Vincent Bolloré est aussi un héritier, mais il vient de changer de dimension en prenant le contrôle de Canal + en même temps que de Vivendi (pour cela, 15 % du capital lui a suffi). Il y a  manifesté d’emblée un interventionnisme voyant.
Xavier Niel, après avoir débuté par le minitel, a créé Free, fournisseur d’accès à internet, et Free mobile, opérateur de téléphonie. Avec Pierre Bergé et Mathieu Pigasse, il est co-propriétaire depuis 2010 du quotidien Le Monde et depuis 2014 de l’hebdomadaire Le Nouvel observateur rebaptisé L’Obs. Sa compagne est Delphine Arnault, fille de Bernard Arnault.
Patrick Drahi, actionnaire de Numéricable, ainsi que de SFR et de Libération à partir de 2014, a pu, malgré son endettement, acheter encore en 2015 BFM-TV, RMC et le groupe de l’hebdomadaire L’Express, où son arrivée est marquée par des licenciements.
François Pinault, propriétaire du magazine Le Point depuis 1997, a acquis Gucci contre Bernard Arnault en 1999. Ces deux hommes d’affaires sont aussi rivaux sur le marché de l’art contemporain où ils investissent des sommes considérables.
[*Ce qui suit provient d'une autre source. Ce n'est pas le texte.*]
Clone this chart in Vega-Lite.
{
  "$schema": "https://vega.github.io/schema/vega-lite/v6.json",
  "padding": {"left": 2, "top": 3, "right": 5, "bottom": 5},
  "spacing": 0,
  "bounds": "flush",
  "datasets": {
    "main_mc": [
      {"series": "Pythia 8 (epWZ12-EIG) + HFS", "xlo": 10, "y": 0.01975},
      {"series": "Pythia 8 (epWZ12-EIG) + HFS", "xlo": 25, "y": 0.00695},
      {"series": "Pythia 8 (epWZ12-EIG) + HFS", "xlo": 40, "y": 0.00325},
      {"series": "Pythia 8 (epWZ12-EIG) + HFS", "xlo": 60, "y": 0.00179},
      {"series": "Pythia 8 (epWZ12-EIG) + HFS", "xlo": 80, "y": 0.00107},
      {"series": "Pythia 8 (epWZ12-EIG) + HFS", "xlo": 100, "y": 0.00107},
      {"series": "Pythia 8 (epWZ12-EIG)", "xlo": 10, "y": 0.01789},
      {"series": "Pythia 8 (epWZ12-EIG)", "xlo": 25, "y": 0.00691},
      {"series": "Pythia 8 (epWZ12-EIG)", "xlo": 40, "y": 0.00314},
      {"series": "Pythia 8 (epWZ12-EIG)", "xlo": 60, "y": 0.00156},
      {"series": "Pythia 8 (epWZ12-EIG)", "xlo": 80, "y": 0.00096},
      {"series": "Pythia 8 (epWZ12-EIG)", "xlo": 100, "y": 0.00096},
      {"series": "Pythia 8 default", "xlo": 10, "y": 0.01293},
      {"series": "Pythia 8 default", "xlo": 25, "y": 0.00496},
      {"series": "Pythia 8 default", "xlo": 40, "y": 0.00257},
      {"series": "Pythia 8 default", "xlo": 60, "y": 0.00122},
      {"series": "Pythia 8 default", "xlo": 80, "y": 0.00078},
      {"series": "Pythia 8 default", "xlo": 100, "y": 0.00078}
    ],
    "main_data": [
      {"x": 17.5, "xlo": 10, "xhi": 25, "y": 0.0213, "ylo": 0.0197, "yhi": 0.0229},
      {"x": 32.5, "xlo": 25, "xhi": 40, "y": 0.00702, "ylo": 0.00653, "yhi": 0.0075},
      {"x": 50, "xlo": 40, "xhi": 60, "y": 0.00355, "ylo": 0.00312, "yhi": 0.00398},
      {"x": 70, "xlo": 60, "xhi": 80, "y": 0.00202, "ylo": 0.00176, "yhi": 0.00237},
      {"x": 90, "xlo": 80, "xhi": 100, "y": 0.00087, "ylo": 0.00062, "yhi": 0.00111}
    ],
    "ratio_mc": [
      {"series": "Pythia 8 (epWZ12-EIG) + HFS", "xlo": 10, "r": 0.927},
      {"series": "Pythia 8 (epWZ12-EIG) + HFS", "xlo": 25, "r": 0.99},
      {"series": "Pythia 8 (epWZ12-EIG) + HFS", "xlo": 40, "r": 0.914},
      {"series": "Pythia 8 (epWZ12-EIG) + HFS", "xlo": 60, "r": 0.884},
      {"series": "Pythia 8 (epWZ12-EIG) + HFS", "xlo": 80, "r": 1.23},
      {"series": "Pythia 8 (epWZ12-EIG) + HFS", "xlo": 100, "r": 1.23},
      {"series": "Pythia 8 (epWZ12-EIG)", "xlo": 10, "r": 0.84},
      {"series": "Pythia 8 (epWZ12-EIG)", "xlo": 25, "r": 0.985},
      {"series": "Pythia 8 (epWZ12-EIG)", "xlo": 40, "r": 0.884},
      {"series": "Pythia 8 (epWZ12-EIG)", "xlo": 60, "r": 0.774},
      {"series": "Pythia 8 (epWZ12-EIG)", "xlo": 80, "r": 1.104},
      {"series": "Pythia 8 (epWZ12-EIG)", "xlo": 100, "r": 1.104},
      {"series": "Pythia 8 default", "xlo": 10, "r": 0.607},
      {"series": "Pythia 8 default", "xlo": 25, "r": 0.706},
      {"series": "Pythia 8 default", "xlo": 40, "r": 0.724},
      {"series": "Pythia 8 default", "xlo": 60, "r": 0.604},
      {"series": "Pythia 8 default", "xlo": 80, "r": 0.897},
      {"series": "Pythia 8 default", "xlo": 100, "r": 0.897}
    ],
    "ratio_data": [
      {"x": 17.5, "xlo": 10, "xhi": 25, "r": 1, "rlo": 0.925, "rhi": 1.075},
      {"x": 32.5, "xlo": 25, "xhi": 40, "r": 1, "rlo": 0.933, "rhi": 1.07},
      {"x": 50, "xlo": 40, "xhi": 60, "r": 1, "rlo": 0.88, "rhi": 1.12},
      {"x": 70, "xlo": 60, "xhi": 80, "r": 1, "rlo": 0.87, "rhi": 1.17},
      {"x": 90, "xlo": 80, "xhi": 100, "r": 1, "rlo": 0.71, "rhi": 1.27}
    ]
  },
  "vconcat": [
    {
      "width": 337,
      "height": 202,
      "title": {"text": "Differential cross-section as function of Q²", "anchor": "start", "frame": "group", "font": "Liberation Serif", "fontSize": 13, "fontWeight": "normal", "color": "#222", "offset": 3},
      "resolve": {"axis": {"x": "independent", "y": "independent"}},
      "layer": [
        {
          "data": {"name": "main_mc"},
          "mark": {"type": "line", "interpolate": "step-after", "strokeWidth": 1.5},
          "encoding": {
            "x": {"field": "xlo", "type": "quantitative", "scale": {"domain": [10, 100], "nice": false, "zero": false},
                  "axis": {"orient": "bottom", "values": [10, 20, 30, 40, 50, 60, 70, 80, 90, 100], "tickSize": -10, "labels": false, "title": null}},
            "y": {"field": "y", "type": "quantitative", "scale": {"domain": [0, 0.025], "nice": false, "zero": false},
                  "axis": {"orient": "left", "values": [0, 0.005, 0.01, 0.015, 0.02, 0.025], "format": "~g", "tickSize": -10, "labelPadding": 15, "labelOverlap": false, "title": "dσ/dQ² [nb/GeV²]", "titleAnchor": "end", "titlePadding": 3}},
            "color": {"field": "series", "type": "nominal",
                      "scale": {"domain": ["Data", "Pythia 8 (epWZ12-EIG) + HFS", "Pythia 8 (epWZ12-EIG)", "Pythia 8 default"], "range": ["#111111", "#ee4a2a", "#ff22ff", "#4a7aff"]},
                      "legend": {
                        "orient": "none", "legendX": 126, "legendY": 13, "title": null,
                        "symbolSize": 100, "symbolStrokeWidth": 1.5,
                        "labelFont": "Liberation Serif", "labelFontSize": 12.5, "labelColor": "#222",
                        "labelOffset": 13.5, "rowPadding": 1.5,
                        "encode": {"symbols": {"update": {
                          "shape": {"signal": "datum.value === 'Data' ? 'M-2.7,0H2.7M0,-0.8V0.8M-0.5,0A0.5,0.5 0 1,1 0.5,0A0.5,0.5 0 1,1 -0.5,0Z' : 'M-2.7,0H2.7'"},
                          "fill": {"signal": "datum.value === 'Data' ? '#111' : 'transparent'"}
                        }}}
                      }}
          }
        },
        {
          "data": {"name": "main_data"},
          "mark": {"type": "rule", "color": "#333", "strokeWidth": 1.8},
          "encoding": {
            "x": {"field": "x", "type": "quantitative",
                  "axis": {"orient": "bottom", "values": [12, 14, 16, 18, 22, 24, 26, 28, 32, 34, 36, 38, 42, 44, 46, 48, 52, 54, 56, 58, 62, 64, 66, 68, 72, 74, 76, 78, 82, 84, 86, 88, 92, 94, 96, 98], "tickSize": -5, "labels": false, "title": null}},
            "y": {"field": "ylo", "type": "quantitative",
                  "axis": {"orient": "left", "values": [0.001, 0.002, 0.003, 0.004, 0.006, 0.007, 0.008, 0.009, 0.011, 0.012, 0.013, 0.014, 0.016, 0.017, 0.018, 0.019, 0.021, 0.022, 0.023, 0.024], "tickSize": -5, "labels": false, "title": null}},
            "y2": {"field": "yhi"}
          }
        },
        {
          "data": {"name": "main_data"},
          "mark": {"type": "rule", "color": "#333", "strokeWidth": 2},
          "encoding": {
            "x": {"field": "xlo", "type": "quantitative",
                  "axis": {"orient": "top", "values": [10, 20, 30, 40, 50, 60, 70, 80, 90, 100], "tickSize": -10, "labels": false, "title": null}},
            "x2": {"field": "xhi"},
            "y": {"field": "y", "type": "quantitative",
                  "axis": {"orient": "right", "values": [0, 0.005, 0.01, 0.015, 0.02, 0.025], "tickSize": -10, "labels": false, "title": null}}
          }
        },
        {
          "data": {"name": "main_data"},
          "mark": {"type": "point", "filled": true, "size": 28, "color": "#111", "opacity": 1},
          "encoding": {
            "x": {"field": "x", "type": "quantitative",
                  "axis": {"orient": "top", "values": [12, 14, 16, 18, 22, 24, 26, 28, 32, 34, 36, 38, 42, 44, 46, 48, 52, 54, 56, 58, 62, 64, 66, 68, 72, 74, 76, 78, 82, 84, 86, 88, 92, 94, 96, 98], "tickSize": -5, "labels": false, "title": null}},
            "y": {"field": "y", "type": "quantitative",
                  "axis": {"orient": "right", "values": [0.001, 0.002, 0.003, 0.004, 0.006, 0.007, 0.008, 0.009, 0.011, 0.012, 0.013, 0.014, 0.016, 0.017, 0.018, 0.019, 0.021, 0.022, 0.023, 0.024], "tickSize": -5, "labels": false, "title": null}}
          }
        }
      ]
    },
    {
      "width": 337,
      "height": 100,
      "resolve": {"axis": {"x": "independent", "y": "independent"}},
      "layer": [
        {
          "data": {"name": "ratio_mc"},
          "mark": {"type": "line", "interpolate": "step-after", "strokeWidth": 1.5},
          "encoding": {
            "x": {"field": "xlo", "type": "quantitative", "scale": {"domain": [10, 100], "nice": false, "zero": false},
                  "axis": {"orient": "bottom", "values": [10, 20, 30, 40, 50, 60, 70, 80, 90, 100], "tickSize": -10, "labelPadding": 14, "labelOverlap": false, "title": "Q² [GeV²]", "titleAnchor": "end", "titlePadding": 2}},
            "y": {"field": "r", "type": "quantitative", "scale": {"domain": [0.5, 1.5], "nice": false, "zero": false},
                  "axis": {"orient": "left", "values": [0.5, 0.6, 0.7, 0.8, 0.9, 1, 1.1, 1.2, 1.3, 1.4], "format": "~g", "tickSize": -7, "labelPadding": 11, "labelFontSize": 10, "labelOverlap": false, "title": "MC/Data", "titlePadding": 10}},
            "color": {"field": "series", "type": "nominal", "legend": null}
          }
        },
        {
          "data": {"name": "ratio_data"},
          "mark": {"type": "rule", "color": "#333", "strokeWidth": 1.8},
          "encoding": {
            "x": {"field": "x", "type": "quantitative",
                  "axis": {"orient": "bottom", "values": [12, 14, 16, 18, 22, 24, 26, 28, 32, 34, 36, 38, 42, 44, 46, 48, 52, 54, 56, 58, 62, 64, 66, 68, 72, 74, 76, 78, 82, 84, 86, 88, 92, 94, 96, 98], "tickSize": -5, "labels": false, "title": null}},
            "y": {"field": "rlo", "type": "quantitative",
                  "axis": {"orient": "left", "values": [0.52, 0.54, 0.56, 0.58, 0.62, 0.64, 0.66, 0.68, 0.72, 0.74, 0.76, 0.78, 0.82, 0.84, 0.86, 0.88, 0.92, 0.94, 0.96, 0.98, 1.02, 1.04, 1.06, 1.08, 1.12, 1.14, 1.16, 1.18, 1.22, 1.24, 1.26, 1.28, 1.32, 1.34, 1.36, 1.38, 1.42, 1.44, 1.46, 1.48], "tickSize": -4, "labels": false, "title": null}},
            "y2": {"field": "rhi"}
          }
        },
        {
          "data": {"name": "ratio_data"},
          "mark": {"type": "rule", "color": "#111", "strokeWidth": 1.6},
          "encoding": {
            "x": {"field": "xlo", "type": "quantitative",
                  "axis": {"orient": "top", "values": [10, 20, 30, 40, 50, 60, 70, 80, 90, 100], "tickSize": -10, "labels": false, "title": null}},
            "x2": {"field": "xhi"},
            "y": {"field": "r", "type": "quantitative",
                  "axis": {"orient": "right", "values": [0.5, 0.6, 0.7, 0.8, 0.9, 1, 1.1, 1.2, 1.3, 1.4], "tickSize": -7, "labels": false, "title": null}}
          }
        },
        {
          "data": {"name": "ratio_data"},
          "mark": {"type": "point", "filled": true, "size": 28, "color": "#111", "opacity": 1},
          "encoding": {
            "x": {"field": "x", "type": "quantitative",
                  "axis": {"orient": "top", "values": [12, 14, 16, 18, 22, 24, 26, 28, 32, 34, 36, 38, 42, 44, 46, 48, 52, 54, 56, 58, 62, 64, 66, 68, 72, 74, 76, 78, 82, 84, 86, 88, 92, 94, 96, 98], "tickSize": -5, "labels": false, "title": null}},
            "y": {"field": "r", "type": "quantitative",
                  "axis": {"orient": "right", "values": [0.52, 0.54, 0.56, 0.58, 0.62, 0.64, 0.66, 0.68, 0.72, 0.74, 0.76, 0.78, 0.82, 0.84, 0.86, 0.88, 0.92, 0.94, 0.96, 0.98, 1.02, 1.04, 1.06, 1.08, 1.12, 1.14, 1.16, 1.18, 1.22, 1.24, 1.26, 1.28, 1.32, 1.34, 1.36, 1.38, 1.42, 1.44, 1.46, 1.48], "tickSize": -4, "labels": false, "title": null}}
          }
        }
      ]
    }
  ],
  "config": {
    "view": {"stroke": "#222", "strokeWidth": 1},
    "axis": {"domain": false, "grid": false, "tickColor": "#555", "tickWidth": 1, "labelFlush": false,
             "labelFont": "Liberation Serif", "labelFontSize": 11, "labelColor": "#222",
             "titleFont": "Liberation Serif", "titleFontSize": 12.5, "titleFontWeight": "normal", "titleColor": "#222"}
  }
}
Bernard Arnault, première fortune française, a commencé par reprendre en 1984 le groupe textile Boussac en déconfiture, bénéficiaire d’aides publiques importantes, et que l’Etat ne voulait pas voir démanteler. Il l’a pourtant découpé pour n’en garder que les meilleurs morceaux en bénéficiant d’un excellent « rapport qualité/prix » ; ce qui lui a donné ensuite les moyens de développer – notamment par l’achat de marques – son groupe actuel LVMH (champagne et spiritueux, mode et maroquinerie, parfums, montres…). LVMH a acquis les journaux Les Echos en 2007, et le Parisien en 2015.